Shai’s drab locations aren’t the only problem with The Frontier, though. As previously mentioned, the “winding” story that unravels isn’t exactly the next great heist tale. Everyone at the motel seems to have a secret, yet none of them are particularly enjoyable. There’s the wig-wearing prettyboy who likes to drink, his airy arm candy, a gruff curmudgeon who fights the inclusion of Laine every step of the way, a showbiz dreamer who never quite got there, and the so-called “rebel.” The group gels on superficial levels, mostly when separated, but when together, the dynamic seems forced, without life, and overly dramatic. Shai plays out each archetype without much grace, and the ‘surprises” never yield any sort of reward. A few artistically framed shots manage to paint a vast picture of the sprawling desert landscape, but beyond these few snapshots, The Frontier looks like a beat-up antique filled with empty personalities.

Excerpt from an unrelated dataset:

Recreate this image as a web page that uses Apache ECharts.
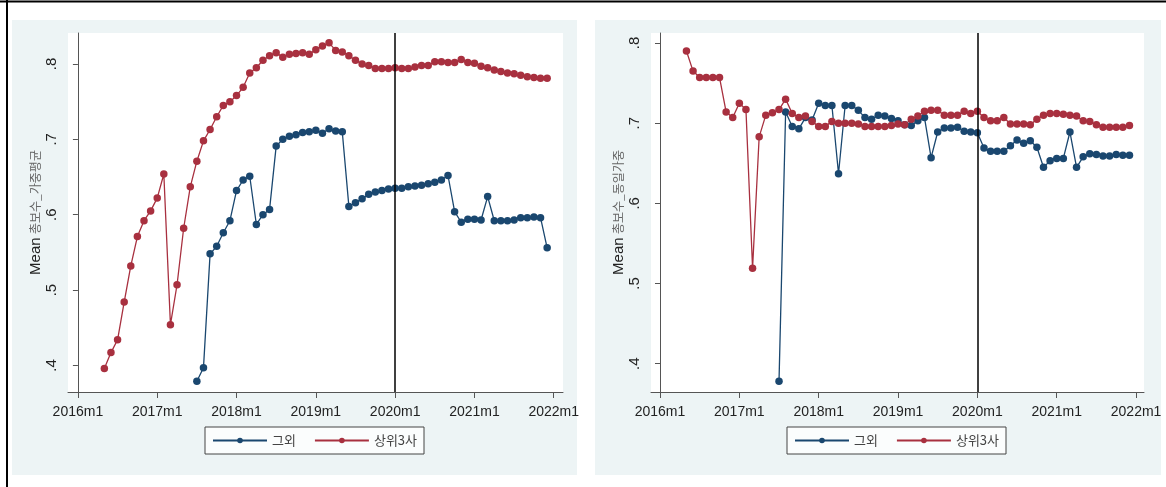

Then, when the climax finally hits, we’re greeted with a sense of disproportionate retaliation. As you can expect, nothing goes right for Laine’s snooping or the group’s intended payoff, but Shai only offers more questions with each increasingly heightened reaction. Things don’t go as planned, people get angry, and weapons are involved. I won’t divulge any more information than that, but you can connect the dots. The yellow desert sand is splattered with a few pools of blood, but the violence makes us question the larger group’s original dynamic in confusing and frustrating ways. It’s hard to convey what irked me the most, because The Frontier is all about whatever mystery is being established, and I want to leave you readers with an opportunity to formulate your own opinions – if you’re still willing.
The acting itself does The Frontier no favors, as the supporting cast around Donahue finds little success in pushing forward a sense of masked intentions. She carries herself with enough leading charisma to deserve her role, convincingly enacting her own warped intentions, but none of the other customers are colorful enough to drive home their scripted personas. Jim Beaver is stern for the sake of being stern, Liam Aiken seems far too childish, Jamie Harris only has a few worthy lines that promote his lothario appearance, Izabella Miko dizzily bounces about the motel while throwing tantrums, and Lynch gets lost in these contrived stories about how things could have been.
Even the inclusion of A.J. Bowen can’t save The Frontier, an old-school mystery that was made a few decades too late. I give Shai credit for attempting to bridge a generational gap between today’s cinematic crowd and the simplistic charm of yesteryear, but in striving for individuality, The Frontier becomes a generic rehashing of more mundane thrillers. If a grown woman playing cowboys and indians with a boy who appears to be eighteen years of age sounds like enthralling cinema, then you should find those sporadic moments of awkwardness to be highly entertaining. For the rest of us, The Frontier is a mystery without suspense, a conflict without reason, and a film without the proper motivations to drive home the thrills we expect.
The Frontier is a stale film from another era, with an unfortunate story that's about as frail as a tumbleweed.